È il momento di rivedere il sistema delle detrazioni presenti nel quadro RP e limitarle a quelle strettamente utili e di elevato valore sociale: sanitarie, mutui, deduzioni per donazioni verso la ricerca e il Terzo settore in generale. Sarebbe utilissimo introdurre per l’anno 2020 contributi figurativi ai fini pensionistici per tutte le gestioni previdenziali dei lavoratori autonomi (comprese artigiani e commercianti). Salvo nel 2022 restituirli per tutti coloro che conseguono un reddito pari o superiore alla media di quello conseguito nei due anni precedenti. Chi invece non ce l’avrà fatta potrà conservare l’aiuto ricevuto. Così operando garantiremo a tutti liquidità, anche a chi, pur non avendo problemi di reddito in futuro, sta avendo oggi problemi a incassare. Attraverso questo meccanismo gli enti previdenziali dovranno solo controllare ex post e non esercitare il potere discrezionale di dire “a te sì e a te no”.

Altra opportunità dovrebbe derivare dalla sospensione del codice civile per le perdite che si materializzano nel 2020. Le perdite non dovrebbero contribuire all’applicazione delle norme di tutela del patrimonio netto. La perdita maturata non dovrebbe essere computata ai fini della tutela patrimoniale e per la copertura ci sarebbe tempo tre anni. Così si eviterebbe una ricapitalizzazione difficile da immaginare oggi e l’avvio di misure concorsuali. Anzi, sarebbe il caso di differire di un anno i piani di risanamento già approvati per le aziende soggette a procedure, prorogando la scadenza al 31/12/2021. Gli attuali sei mesi di proroga non tengono conto della stagionalità di talune attività.

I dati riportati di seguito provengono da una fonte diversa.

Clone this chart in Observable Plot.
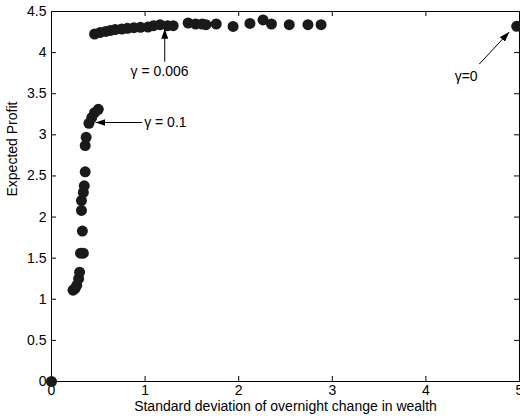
<!DOCTYPE html>
<html>
<head>
<meta charset="utf-8">
<script src="https://cdn.jsdelivr.net/npm/d3@7"></script>
<script src="https://cdn.jsdelivr.net/npm/@observablehq/plot@0.6"></script>
<style>
  html, body { margin: 0; padding: 0; background: #fff; }
  #chart svg { display: block; }
</style>
</head>
<body>
<div id="chart"></div>
<script>
// Data
const stdDev = [
  0,
  0.23, 0.25, 0.27, 0.29, 0.30, 0.31, 0.34, 0.33, 0.32, 0.32, 0.34, 0.35, 0.36, 0.36, 0.37, 0.40, 0.43, 0.46, 0.50,
  0.46, 0.52, 0.58, 0.63, 0.68, 0.75, 0.81, 0.88, 0.95, 1.03, 1.09, 1.16, 1.24, 1.30,
  1.46, 1.54, 1.61, 1.65, 1.76, 1.94, 2.12, 2.26, 2.35, 2.54, 2.74, 2.88,
  4.97
];
const expectedProfit = [
  0,
  1.11, 1.13, 1.17, 1.25, 1.33, 1.56, 1.56, 1.83, 2.08, 2.20, 2.30, 2.38, 2.55, 2.87, 2.97, 3.14, 3.21, 3.27, 3.31,
  4.226, 4.246, 4.258, 4.27, 4.28, 4.287, 4.295, 4.303, 4.307, 4.31, 4.327, 4.34, 4.327, 4.327,
  4.36, 4.348, 4.348, 4.34, 4.348, 4.319, 4.355, 4.397, 4.348, 4.34, 4.34, 4.34,
  4.32
];
const xTicks = [0, 1, 2, 3, 4, 5];
const yTicks = [0, 0.5, 1, 1.5, 2, 2.5, 3, 3.5, 4, 4.5];
const xLabel = "Standard deviation of overnight change in wealth";
const yLabel = "Expected Profit";

const annoText = ["γ = 0.006", "γ = 0.1", "γ=0"];
const annoTextX = [1.154, 0.99, 4.43];
const annoTextY = [3.77, 3.15, 3.71];
const annoAnchor = ["middle", "start", "middle"];
const arrowX1 = [1.21, 0.97, 4.57];
const arrowY1 = [3.89, 3.15, 3.86];
const arrowX2 = [1.21, 0.47, 4.89];
const arrowY2 = [4.29, 3.15, 4.25];

const points = stdDev.map((x, i) => ({x, y: expectedProfit[i]}));
const annos = annoText.map((t, i) => ({t, x: annoTextX[i], y: annoTextY[i], a: annoAnchor[i]}));
const arrows = arrowX1.map((x1, i) => ({x1, y1: arrowY1[i], x2: arrowX2[i], y2: arrowY2[i]}));

const W = 520, H = 419;
const mL = 51, mR = 1, mT = 11, mB = 38;
const innerW = W - mL - mR, innerH = H - mT - mB;
const tickLen = 5;
const fs = 14;

function filledArrow(color, context) {
  const doc = context && context.document ? context.document : document;
  const ns = "http://www.w3.org/2000/svg";
  const m = doc.createElementNS(ns, "marker");
  m.setAttribute("viewBox", "-10 -4 10 8");
  m.setAttribute("markerWidth", 10);
  m.setAttribute("markerHeight", 8);
  m.setAttribute("markerUnits", "userSpaceOnUse");
  m.setAttribute("orient", "auto");
  m.setAttribute("fill", color);
  m.setAttribute("stroke", "none");
  const p = doc.createElementNS(ns, "path");
  p.setAttribute("d", "M-10,-3.5L0,0L-10,3.5Z");
  m.appendChild(p);
  return m;
}

const fontFamily = "Liberation Sans, Arial, Helvetica, sans-serif";
const fmt = d => String(d);

const chart = Plot.plot({
  width: W,
  height: H,
  marginLeft: mL,
  marginRight: mR,
  marginTop: mT,
  marginBottom: mB,
  style: {fontFamily, fontSize: fs + "px", background: "#fff", color: "#000", overflow: "visible"},
  x: {domain: [0, 5], ticks: xTicks},
  y: {domain: [0, 4.5], ticks: yTicks},
  marks: [
    Plot.frame({stroke: "#000", strokeWidth: 1}),
    // inward ticks
    Plot.tickX(xTicks, {x: d => d, insetTop: innerH - tickLen, stroke: "#000"}),
    Plot.tickX(xTicks, {x: d => d, insetBottom: innerH - tickLen, stroke: "#000"}),
    Plot.tickY(yTicks, {y: d => d, insetRight: innerW - tickLen, stroke: "#000"}),
    Plot.tickY(yTicks, {y: d => d, insetLeft: innerW - tickLen, stroke: "#000"}),
    Plot.axisX({ticks: xTicks, tickSize: 0, tickPadding: 4, label: null, fontSize: fs, tickFormat: fmt, fill: "#000"}),
    Plot.axisY({ticks: yTicks, tickSize: 0, tickPadding: 5, label: null, fontSize: fs, tickFormat: fmt, fill: "#000"}),
    Plot.text([xLabel], {text: d => d, frameAnchor: "bottom", dy: 29, fontSize: fs, fill: "#000"}),
    Plot.text([yLabel], {text: d => d, frameAnchor: "left", dx: -39, rotate: -90, fontSize: fs, fill: "#000"}),
    Plot.dot(points, {x: "x", y: "y", r: 5.5, fill: "#1a1a1a", stroke: "none"}),
    Plot.link(arrows, {x1: "x1", y1: "y1", x2: "x2", y2: "y2", stroke: "#000", strokeWidth: 1, markerEnd: filledArrow}),
    Plot.text(annos, {x: "x", y: "y", text: "t", textAnchor: "start", fontSize: fs, fill: "#000", filter: d => d.a === "start"}),
    Plot.text(annos, {x: "x", y: "y", text: "t", textAnchor: "middle", fontSize: fs, fill: "#000", filter: d => d.a === "middle"})
  ]
});
document.getElementById("chart").appendChild(chart);
</script>
</body>
</html>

In un momento come quello che stiamo vivendo in Italia dobbiamo dimostrare che siamo una nazione in grado di risolvere i nostri problemi, rimboccandoci le maniche. Dobbiamo farlo per poter sedere ai tavoli europei con dignità e autorevolezza per poi chiedere all’Europa un salto di qualità. Ma quello che conta oggi è dare ai nostri giovani il segnale che siamo una nazione.